To understand grid risks on spring days, we use Sunairio’s historical simulations in Figure 6 to plot expected (P50) and extreme (P99) hourly GSI in both early (March 15) and late (May 15) spring 2025. For clarity, we shade the background darker above GSI = 60% to reflect increasing price risk. As the plot shows, while the majority of hourly conditions in spring fall below the 60% level corresponding to high prices/capacity shortages, extremes in several hours present significant risks.
In particular, cold mornings and low renewables can drive hours ending (HE) 7–9 to the danger zone in early spring (left panel, Figure 6), while afternoon heat and decreasing solar in the evening drives HE 20–22 even further beyond in late spring (right panel, Figure 6).
Indeed, on the exceptionally cold early spring ERCOT morning this year (April 7), we saw prices spiking close to the price cap in ERCOT and averaging $1,552/MWh in an hour (Figure 7) due to high GSI resulting from exactly this combination of low temperatures (dipping into the 30ºFs surrounding Dallas, low renewables (minimal solar at HE7), and high generation outages (25+ GW).
That one hour on April 7 added approximately $4/MWh to the monthly peak price, meaning that just 0.2% of hours in the April peak contract (1/352) accounted for 10% of the entire contract value.
With the spring drama almost behind us for 2025, what should we expect next year?

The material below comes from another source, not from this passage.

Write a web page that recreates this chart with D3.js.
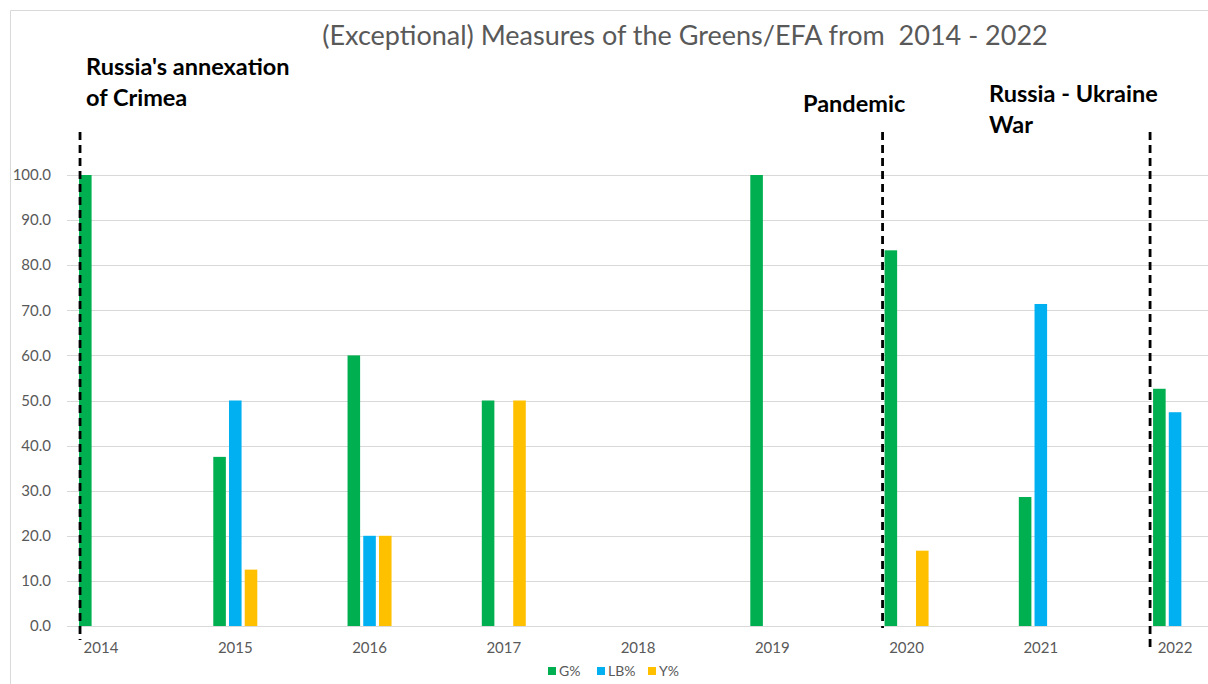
<!DOCTYPE html>
<html>
<head>
<meta charset="utf-8">
<script src="https://cdn.jsdelivr.net/npm/d3@7"></script>
<style>
  body { margin: 0; background: #fff; }
  svg { display: block; }
  text { font-family: Lato, "Open Sans", sans-serif; }
</style>
</head>
<body>
<svg id="chart" width="1208" height="684"></svg>
<script>
const years = ["2014", "2015", "2016", "2017", "2018", "2019", "2020", "2021", "2022"];
const seriesNames = ["G%", "LB%", "Y%"];
const gValues  = [100, 37.5, 60, 50, null, 100, 83.3, 28.6, 52.6];
const lbValues = [null, 50, 20, null, null, null, null, 71.4, 47.4];
const yValues  = [null, 12.5, 20, 50, null, null, 16.7, null, null];
const seriesColors = ["#00B050", "#00B0F0", "#FFC000"];
const yTicks = [0, 10, 20, 30, 40, 50, 60, 70, 80, 90, 100];
const events = [
  { year: "2014", lines: ["Russia's annexation", "of Crimea"] },
  { year: "2020", lines: ["Pandemic"] },
  { year: "2022", lines: ["Russia - Ukraine", "War"] }
];
const title = "(Exceptional) Measures of the Greens/EFA from  2014 - 2022";

const seriesValues = [gValues, lbValues, yValues];
const svg = d3.select("#chart");

// chart border (top and left visible)
svg.append("path").attr("d", "M10.5,684 V10.5 H1208").attr("fill", "none")
  .attr("stroke", "#d9d9d9").attr("stroke-width", 1);

const x = d3.scaleBand().domain(years).range([33.9, 1242.2]).paddingInner(0).paddingOuter(0);
const xs = d3.scaleBand().domain(seriesNames).range([-22, 22]).paddingInner(0.2);
const y = d3.scaleLinear().domain([0, 100]).range([626, 175]);

// gridlines
svg.append("g").selectAll("line").data(yTicks).join("line")
  .attr("x1", 67).attr("x2", 1208)
  .attr("y1", d => Math.round(y(d)) + 0.5).attr("y2", d => Math.round(y(d)) + 0.5)
  .attr("stroke", "#d9d9d9").attr("stroke-width", 1);

// y labels
svg.append("g").selectAll("text").data(yTicks).join("text")
  .attr("x", 51).attr("y", d => y(d)).attr("dy", "0.35em")
  .attr("text-anchor", "end").attr("font-size", 15).attr("fill", "#595959")
  .text(d => d3.format(".1f")(d));

// x labels
svg.append("g").selectAll("text").data(years).join("text")
  .attr("x", d => x(d) + x.bandwidth() / 2).attr("y", 653)
  .attr("text-anchor", "middle").attr("font-size", 15).attr("fill", "#595959")
  .text(d => d);

// bars
const barData = [];
years.forEach((yr, i) => {
  seriesNames.forEach((s, j) => {
    const v = seriesValues[j][i];
    if (v != null) barData.push({ year: yr, series: s, value: v, color: seriesColors[j] });
  });
});
svg.append("g").selectAll("rect").data(barData).join("rect")
  .attr("x", d => x(d.year) + x.bandwidth() / 2 + xs(d.series))
  .attr("width", xs.bandwidth())
  .attr("y", d => y(d.value))
  .attr("height", d => y(0) - y(d.value))
  .attr("fill", d => d.color);

// event dashed lines
const lineSpec = { "2014": { dx: -21, bottom: 640 }, "2020": { dx: -24, bottom: 628 }, "2022": { dx: -25, bottom: 650 } };
svg.append("g").selectAll("line").data(events).join("line")
  .attr("x1", d => x(d.year) + x.bandwidth() / 2 + lineSpec[d.year].dx)
  .attr("x2", d => x(d.year) + x.bandwidth() / 2 + lineSpec[d.year].dx)
  .attr("y1", 132).attr("y2", d => lineSpec[d.year].bottom)
  .attr("stroke", "#000").attr("stroke-width", 2.8).attr("stroke-dasharray", "8,5");

// event annotations
const annPos = { "2014": { x: 86, y: 75 }, "2020": { x: 803, y: 112 }, "2022": { x: 989, y: 102 } };
events.forEach(ev => {
  const t = svg.append("text").attr("x", annPos[ev.year].x).attr("y", annPos[ev.year].y)
    .attr("font-size", 23.5).attr("font-weight", "bold").attr("fill", "#000");
  ev.lines.forEach((ln, k) => {
    t.append("tspan").attr("x", annPos[ev.year].x).attr("dy", k === 0 ? 0 : 31).text(ln);
  });
});

// title
svg.append("text").attr("x", 685).attr("y", 45).attr("text-anchor", "middle")
  .style("white-space", "pre")
  .attr("font-size", 27).attr("fill", "#595959").text(title);

// legend
const legendX = [548, 597, 648];
const lg = svg.append("g").selectAll("g").data(seriesNames).join("g")
  .attr("transform", (d, i) => `translate(${legendX[i]},671)`);
lg.append("rect").attr("x", 0).attr("y", -4).attr("width", 8).attr("height", 8)
  .attr("fill", (d, i) => seriesColors[i]);
lg.append("text").attr("x", 11).attr("y", 0).attr("dy", "0.35em")
  .attr("font-size", 14).attr("fill", "#595959").text(d => d);
</script>
</body>
</html>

Accounting for load growth and new unit additions/retirements, we find that conditions should generally be calmer next year across all spring hours. In other words, generation additions will outpace load growth — though the risk of acute price spikes remains, especially in the evening. As Figure 8 shows, P50 and P99 hourly GSI in both early spring (March 15) and late spring (May 15) are expected to be lower in 2026 compared to 2025, representing downside risk to ERCOT market prices.
Spring volatility highlights the challenges of managing grid and energy markets risk without a robust framework for evaluating the jointly correlated, multidimensional, granular, and skewed nature of the electric grids. To effectively navigate this period, grid planners and energy traders need to understand the complicated interplay between averages and extremes — to expect not just the seasonal trends but also to expect extreme events that drastically alter reliability and economic outcomes. It’s not enough to know that ERCOT grid balances for HE 7 typically don’t present much of a risk. We need to quantify the risk — via, for example, stochastic simulations — that weather and grid conditions conspire to drive capacity reserves low and market prices to the moon (as they did during HE 7 on April 7, 2025).